Wiesel ‘made his life count’
Published 10:20 pm Friday, July 8, 2016
By Rev. Dr. Thurman R. Hayes Jr.
It is often said, “Those who forget the past are condemned to repeat it.” That’s a good reason to study history.
When it comes to that horrible part of human history known as the Holocaust, may we “Never Forget!” We must never forget that Adolf Hitler systematically murdered six million Jews.
No one did more to preserve the memory of the Holocaust than Elie Wiesel, who died on July 2.
For a decade and a half after the end of the World War II, very little was written about the Holocaust. It was simply so awful that most survivors had great difficulty even speaking about it. Understandably, they wanted to just move on with their lives.
But in 1960, two events changed that. One was the capture of Adolf Eichmann. Eichmann, one of Hitler’s henchmen, had been one of the leading Nazi organizers of mass murder.
The Israeli Mossad had sought him for years. Finally, on a lonely road in Argentina, they grabbed him and sent him to Jerusalem to stand trial for his crimes against humanity. This gripping story is told in Neal Bascomb’s excellent book, “Hunting Eichmann.” It is a spellbinding story.

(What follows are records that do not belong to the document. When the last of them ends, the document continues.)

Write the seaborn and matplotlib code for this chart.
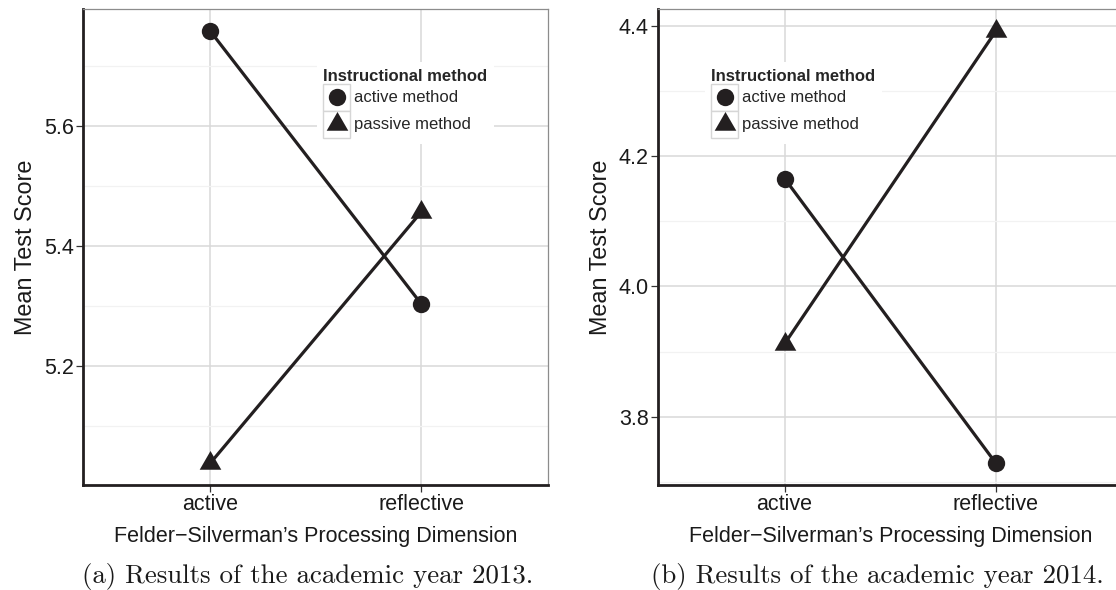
import numpy as np
import pandas as pd
import matplotlib
matplotlib.use("Agg")
import matplotlib.pyplot as plt
import seaborn as sns
from matplotlib.lines import Line2D
from matplotlib.patches import Rectangle
from matplotlib.legend_handler import HandlerBase
from matplotlib.ticker import MultipleLocator

# ---- data ----
dimension = ["active", "reflective"]
methods = ["active method", "passive method"]
scores_2013_active_method = [5.758, 5.303]
scores_2013_passive_method = [5.038, 5.457]
scores_2014_active_method = [4.166, 3.728]
scores_2014_passive_method = [3.912, 4.393]
yticks_2013 = [5.2, 5.4, 5.6]
yticks_2014 = [3.8, 4.0, 4.2, 4.4]
captions = ["(a) Results of the academic year 2013.",
            "(b) Results of the academic year 2014."]
xlabel = "Felder\u2212Silverman\u2019s Processing Dimension"
ylabel = "Mean Test Score"
legend_title = "Instructional method"

def make_df(a, p):
    return pd.DataFrame({
        "dim": dimension * 2,
        "score": list(a) + list(p),
        "method": [methods[0]] * 2 + [methods[1]] * 2,
    })

df13 = make_df(scores_2013_active_method, scores_2013_passive_method)
df14 = make_df(scores_2014_active_method, scores_2014_passive_method)

sns.set_theme(style="white")
plt.rcParams["font.family"] = ["Liberation Sans", "DejaVu Sans"]

INK = "#231f20"
TRI = [(0.0, 1.0), (-0.866, -0.5), (0.866, -0.5)]
marker_map = {methods[0]: "o", methods[1]: TRI}
msize = {methods[0]: 12.5, methods[1]: 18}

W, H = 1116, 590
fig = plt.figure(figsize=(W / 100, H / 100), dpi=100)

class BoxedMarker(HandlerBase):
    def create_artists(self, legend, orig_handle, xdescent, ydescent,
                       width, height, fontsize, trans):
        rect = Rectangle((-xdescent, -ydescent), width, height,
                         facecolor="white", edgecolor="#d6d6d6", lw=1.0,
                         transform=trans)
        m = Line2D([width / 2 - xdescent], [height / 2 - ydescent],
                   marker=orig_handle.get_marker(),
                   markersize=orig_handle.get_markersize(),
                   color=INK, markeredgewidth=0, linestyle="none",
                   transform=trans)
        return [rect, m]

def panel(left_px, df, yticks, legend_left_px, caption, cap_x_px):
    ax = fig.add_axes([left_px / W, 1 - 485 / H, 465 / W, 475.7 / H])
    sns.lineplot(data=df, x="dim", y="score", style="method",
                 markers=marker_map, dashes=False, color=INK,
                 linewidth=2.3, markeredgewidth=0, legend=False, ax=ax,
                 sort=False, zorder=3)
    for line, m in zip(ax.get_lines(), methods):
        line.set_markersize(msize[m])
    ax.set_xlim(-0.6, 1.6)
    lo, hi = df["score"].min(), df["score"].max()
    pad = 0.05 * (hi - lo)
    ax.set_ylim(lo - pad, hi + pad)
    ax.set_yticks(yticks)
    ax.set_yticklabels([f"{t:.1f}" for t in yticks])
    ax.yaxis.set_minor_locator(MultipleLocator(0.1))
    ax.grid(which="major", axis="both", color="#d9d9d9", lw=1.1, zorder=0)
    ax.grid(which="minor", axis="y", color="#f2f2f2", lw=0.9, zorder=0)
    ax.set_axisbelow(True)
    for s in ["top", "right"]:
        ax.spines[s].set_color("#8c8c8c")
        ax.spines[s].set_linewidth(0.9)
    for s in ["left", "bottom"]:
        ax.spines[s].set_color(INK)
        ax.spines[s].set_linewidth(2.0)
    ax.tick_params(which="major", axis="both", length=5, width=0.9,
                   color="#333333", labelsize=15.5, labelcolor="#1a1a1a",
                   pad=1.5, left=True, bottom=True)
    ax.tick_params(which="minor", length=0)
    ax.set_xlabel(xlabel, fontsize=15.5, color="#1a1a1a", labelpad=8)
    ax.set_ylabel(ylabel, fontsize=16.8, color="#1a1a1a", labelpad=5)
    handles = [Line2D([], [], marker=marker_map[m], markersize=msize[m],
                      color=INK, linestyle="none", markeredgewidth=0)
               for m in methods]
    leg = ax.legend(handles, methods, title=legend_title,
                    loc="upper left",
                    bbox_to_anchor=(legend_left_px / W, 1 - 62 / H),
                    bbox_transform=fig.transFigure,
                    handler_map={Line2D: BoxedMarker()},
                    frameon=True, fancybox=False, framealpha=1,
                    facecolor="white", edgecolor="white",
                    fontsize=12, title_fontproperties={"weight": "bold", "size": 12},
                    handlelength=1.62, handleheight=2.11, handletextpad=0.2,
                    labelspacing=0, borderpad=0.4, borderaxespad=0)
    leg._legend_box.align = "left"
    leg.get_frame().set_linewidth(0)
    fig.text(cap_x_px / W, 1 - 576 / H, caption, family="cmr10",
             fontsize=19.4, ha="center", va="center", color="#1a1a1a")
    return ax

panel(83.3, df13, yticks_2013, 316.7, captions[0], 307.7)
panel(657.8, df14, yticks_2014, 704.5, captions[1], 877)

fig.savefig("out.png", dpi=100)
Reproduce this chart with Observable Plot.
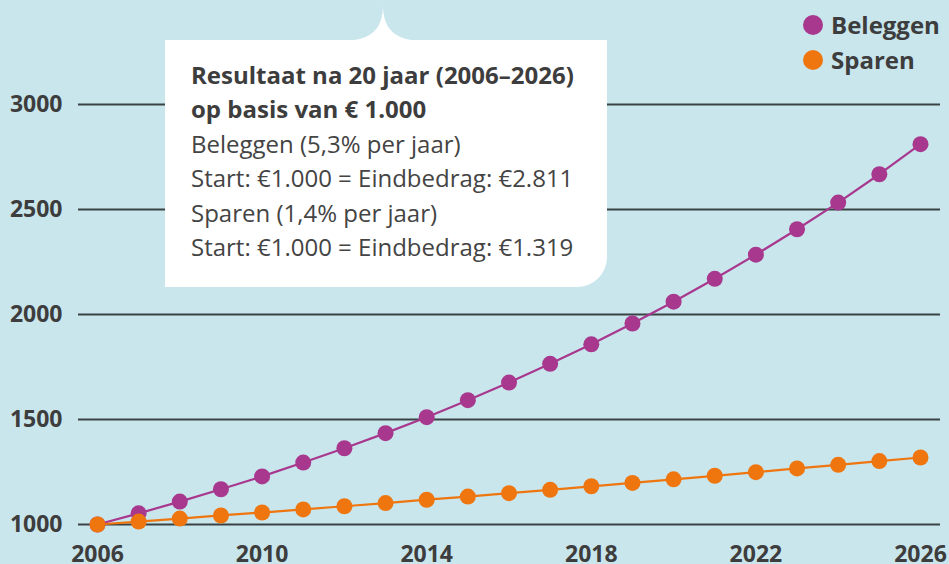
<!DOCTYPE html>
<html>
<head>
<meta charset="utf-8">
<script src="https://cdn.jsdelivr.net/npm/d3@7"></script>
<script src="https://cdn.jsdelivr.net/npm/@observablehq/plot@0.6"></script>
<style>
  html, body { margin: 0; padding: 0; background: #c9e6ed; }
  #wrap { position: relative; width: 949px; height: 564px; overflow: hidden; font-family: "Open Sans", sans-serif; color: #3d3d3d; }
  #tip { position: absolute; left: 165px; top: 40px; width: 442px; height: 247px; background: #fff; border-radius: 0 0 30px 0; box-sizing: border-box; padding: 18px 0 0 26px; font-size: 24px; line-height: 34.4px; color: #444; white-space: nowrap; }
  #tip b { font-weight: 700; color: #3d3d3d; }
  #notch { position: absolute; left: 0; top: 0; }
  #legend { position: absolute; left: 803px; top: 7px; font-size: 24px; font-weight: 700; line-height: 35px; color: #3d3d3d; }
  #legend div { display: flex; align-items: center; }
  #legend span.dot { display: inline-block; width: 20px; height: 20px; border-radius: 50%; margin-right: 8px; }
</style>
</head>
<body>
<div id="wrap"></div>
<script>
const years = [2006,2007,2008,2009,2010,2011,2012,2013,2014,2015,2016,2017,2018,2019,2020,2021,2022,2023,2024,2025,2026];
const beleggen = [1000,1053,1109,1168,1229,1295,1363,1435,1511,1592,1676,1765,1858,1957,2061,2170,2285,2406,2533,2668,2811];
const sparen = [1000,1014,1028,1043,1057,1072,1087,1102,1118,1133,1149,1165,1182,1198,1215,1232,1249,1267,1284,1302,1319];
const seriesNames = ["Beleggen", "Sparen"];
const seriesColors = ["#a8388e", "#ef760f"];
const yTicks = [1000,1500,2000,2500,3000];
const xTicks = [2006,2010,2014,2018,2022,2026];
const tipTitle = ["Resultaat na 20 jaar (2006–2026)", "op basis van € 1.000"];
const tipLines = ["Beleggen (5,3% per jaar)", "Start: €1.000 = Eindbedrag: €2.811", "Sparen (1,4% per jaar)", "Start: €1.000 = Eindbedrag: €1.319"];

const data = [];
years.forEach((y, i) => {
  data.push({year: y, value: beleggen[i], series: seriesNames[0]});
});
years.forEach((y, i) => {
  data.push({year: y, value: sparen[i], series: seriesNames[1]});
});

const chart = Plot.plot({
  width: 949,
  height: 564,
  marginLeft: 97,
  marginRight: 29,
  marginTop: 104,
  marginBottom: 40,
  style: { background: "#c9e6ed", fontFamily: "Open Sans, sans-serif", fontSize: "23px", fontWeight: "700", color: "#3d3d3d", overflow: "visible" },
  x: { domain: [2006, 2026], label: null },
  y: { domain: [1000, 3000], label: null },
  color: { domain: seriesNames, range: seriesColors },
  marks: [
    Plot.ruleY(yTicks, { stroke: "#3a4244", strokeWidth: 2, insetLeft: -19, insetRight: -20 }),
    Plot.axisY({ ticks: yTicks, tickSize: 0, tickPadding: 35, tickFormat: "d", fontSize: 23, fontWeight: "bold", label: null }),
    Plot.axisX({ ticks: xTicks, tickSize: 0, tickPadding: 21, tickFormat: "d", fontSize: 23, fontWeight: "bold", label: null }),
    Plot.line(data, { x: "year", y: "value", z: "series", stroke: "series", strokeWidth: 2.2 }),
    Plot.dot(data, { x: "year", y: "value", fill: "series", r: 8, stroke: "none" })
  ]
});

const wrap = document.getElementById("wrap");
wrap.appendChild(chart);

// notch
const ns = "http://www.w3.org/2000/svg";
const notch = document.createElementNS(ns, "svg");
notch.setAttribute("id", "notch");
notch.setAttribute("width", 949);
notch.setAttribute("height", 60);
const p = document.createElementNS(ns, "path");
p.setAttribute("d", "M 341 41 C 370 41, 383 30, 383 5 C 383 30, 396 41, 425 41 Z");
p.setAttribute("fill", "#fff");
notch.appendChild(p);
wrap.appendChild(notch);

const tip = document.createElement("div");
tip.id = "tip";
tip.innerHTML = tipTitle.map(t => `<b>${t}</b>`).join("<br>") + "<br>" + tipLines.join("<br>");
wrap.appendChild(tip);

const legend = document.createElement("div");
legend.id = "legend";
legend.innerHTML = seriesNames.map((n, i) => `<div><span class="dot" style="background:${seriesColors[i]}"></span>${n}</div>`).join("");
wrap.appendChild(legend);
</script>
</body>
</html>
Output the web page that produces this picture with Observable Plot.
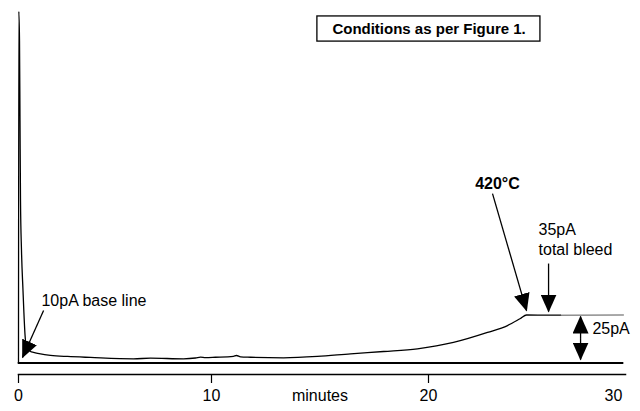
<!DOCTYPE html>
<html>
<head>
<meta charset="utf-8">
<script src="https://cdn.jsdelivr.net/npm/d3@7"></script>
<script src="https://cdn.jsdelivr.net/npm/@observablehq/plot@0.6"></script>
<style>
  html, body { margin: 0; padding: 0; background: #fff; }
  #chart svg { display: block; }
</style>
</head>
<body>
<div id="chart"></div>
<script>
// x axis: elapsed time in minutes
const tickValues = [0, 10, 20, 30];
const tickMarks = [0, 10, 20];
const axisTitle = [{ t: 15, label: "minutes" }];

// detector signal (pA) against time (min)
const minutes = [0, 0.016, 0.052, 0.078, 0.104, 0.155, 0.233, 0.275, 0.363, 0.466,
  0.622, 0.777, 1.14, 1.66, 2.54, 3.73, 5.96, 6.84, 8.55, 9.17,
  9.43, 9.69, 10.18, 11.01, 11.15, 11.34, 11.80, 13.32, 14.88, 16.41,
  17.93, 19.49, 21.35, 23.19, 24.27, 24.97, 25.30, 27.14];
const signal = [10, 193.1, 178.0, 136.3, 94.6, 68.6, 47.8, 37.3, 21.7, 18.1,
  16.0, 15.5, 14.7, 14.0, 13.4, 12.9, 12.2, 12.5, 12.2, 12.6,
  13.1, 12.8, 13.0, 13.5, 13.9, 13.2, 13.0, 12.7, 13.4, 14.8,
  16.0, 17.4, 20.7, 25.9, 29.5, 33.2, 35.0, 34.9];
// isothermal hold at the end of the run
const holdMinutes = [27.14, 30.54];
const holdSignal = [34.9, 35.0];

// 10 pA base line
const baseLevel = 10;
const baseSpan = [0, 30.49];

// annotation text
const plainLabels = [
  { t: 1.19, pA: 42.6, text: "10pA base line" },
  { t: 25.95, pA: 79.5, text: "35pA" },
  { t: 25.95, pA: 69.1, text: "total bleed" },
  { t: 28.86, pA: 28.0, text: "25pA" }
];
const boldLabels = [
  { t: 23.73, pA: 103.5, text: "420°C" }
];
const note = [{ t1: 14.88, t2: 26.05, pA1: 177.4, pA2: 190.5, tc: 20.03, pAc: 183.7, text: "Conditions as per Figure 1." }];

// arrows: tail (t1, pA1) to head (t2, pA2)
const arrows = [
  { t1: 1.30, pA1: 37.3, t2: 0.21, pA2: 12.9 },
  { t1: 23.46, pA1: 98.2, t2: 25.30, pA2: 37.3 },
  { t1: 26.49, pA1: 61.8, t2: 26.49, pA2: 36.8 },
  { t1: 28.22, pA1: 23.0, t2: 28.22, pA2: 34.2 },
  { t1: 28.22, pA1: 23.0, t2: 28.22, pA2: 11.8 }
];

const trace = minutes.map((t, i) => ({ t, pA: signal[i] }));
const hold = holdMinutes.map((t, i) => ({ t, pA: holdSignal[i] }));
const base = baseSpan.map(t => ({ t, pA: baseLevel }));

const font = "'Liberation Sans', Arial, Helvetica, sans-serif";

const chart = Plot.plot({
  width: 640,
  height: 411,
  marginLeft: 18,
  marginRight: 15,
  marginTop: 0,
  marginBottom: 37,
  x: { type: "linear", domain: [0, 10, 20, 30], range: [18, 211, 428, 613] },
  y: { type: "linear", domain: [10, 35], range: [362.5, 314.5], axis: null },
  style: { fontFamily: font, fontSize: "16px", background: "#fff", color: "#000", overflow: "visible" },
  marks: [
    Plot.frame({ anchor: "bottom", stroke: "#000", strokeWidth: 1.5 }),
    Plot.axisX({ ticks: tickMarks, tickSize: 9, fill: "none", stroke: "#000", strokeWidth: 1.2 }),
    Plot.text(tickValues, { x: d => d, text: d => String(d), frameAnchor: "bottom", dy: 26, fontSize: 16, fill: "#000" }),
    Plot.text(axisTitle, { x: "t", text: "label", frameAnchor: "bottom", dy: 26, fontSize: 16, fill: "#000" }),
    Plot.line(base, { x: "t", y: "pA", stroke: "#000", strokeWidth: 2 }),
    Plot.line(trace, { x: "t", y: "pA", stroke: "#000", strokeWidth: 1.3, curve: "monotone-x" }),
    Plot.line(hold, { x: "t", y: "pA", stroke: "#555", strokeWidth: 1 }),
    Plot.link(arrows, { x1: "t1", y1: "pA1", x2: "t2", y2: "pA2", stroke: "#000", strokeWidth: 1.3 }),
    Plot.text(plainLabels, { x: "t", y: "pA", text: "text", textAnchor: "start", fontSize: 16, fill: "#000" }),
    Plot.text(boldLabels, { x: "t", y: "pA", text: "text", textAnchor: "middle", fontSize: 16, fontWeight: "bold", fill: "#000" }),
    Plot.rect(note, { x1: "t1", x2: "t2", y1: "pA1", y2: "pA2", fill: "none", stroke: "#000", strokeWidth: 1.3 }),
    Plot.text(note, { x: "tc", y: "pAc", text: "text", fontSize: 15, fontWeight: "bold", fill: "#000" })
  ]
});

// filled arrowheads on the annotation links
const svg = d3.select(chart);
svg.insert("defs", ":first-child")
  .append("marker")
  .attr("id", "head")
  .attr("viewBox", "0 0 18 16")
  .attr("refX", 17)
  .attr("refY", 8)
  .attr("markerWidth", 18)
  .attr("markerHeight", 16)
  .attr("markerUnits", "userSpaceOnUse")
  .attr("orient", "auto")
  .append("path")
  .attr("d", "M0,0L18,8L0,16Z")
  .attr("fill", "#000");
svg.selectAll('g[aria-label="link"] path').attr("marker-end", "url(#head)");

document.getElementById("chart").appendChild(chart);
</script>
</body>
</html>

The other event that happened in 1960 is that Elie Wiesel’s memoir, “Night,” was published. With powerful prose, Wiesel told about being loaded into a cattle car with his family and taken to the Buchenwald concentration camp.
There, he watched “The Angel of Death,” Dr. Josef Mengele, wave his baton like a bandleader, decreeing that some would go to the left and some to the right. Elie watched as his mother and his little sister were separated from him and sent to the ovens. His last image of them was of his mother stroking the hair of his little sister.
Wiesel wrote, “Never shall I forget that night, the first night in the camp, which has turned my life into one long night. Never shall I forget the little faces of the children, whose bodies I saw turned into wreaths of smoke.”
At the end of the war, an emaciated, 16-year-old Elie Wiesel left the concentration camp with tattoo A-7713 on his arm, and a determination to tell the world about the atrocities he had witnessed.
He later said, “If I survived, it must be for some reason. I must do something with my life. It is too serious to play games with anymore, because in my place, someone else could have been saved. And so I speak for that person.”
In his speech in which he accepted the Nobel Peace Prize, in 1986, Wiesel said, “If we forget, we are guilty, we are accomplices.”
Wiesel became one of the driving forces behind the establishment of the U.S. Holocaust Memorial Museum, in Washington, D.C. If you have never visited, I strongly recommend that you should.
He also became a leading advocate for the cause of Russian Jews who wanted to immigrate to Israel. Today there are more than a million of them in their ancestral homeland. Wiesel’s efforts helped them get there.
This was a person who made his life count. He did not waste the tragedy he had endured early in life, but used it as a catalyst to help others and make the world a better place.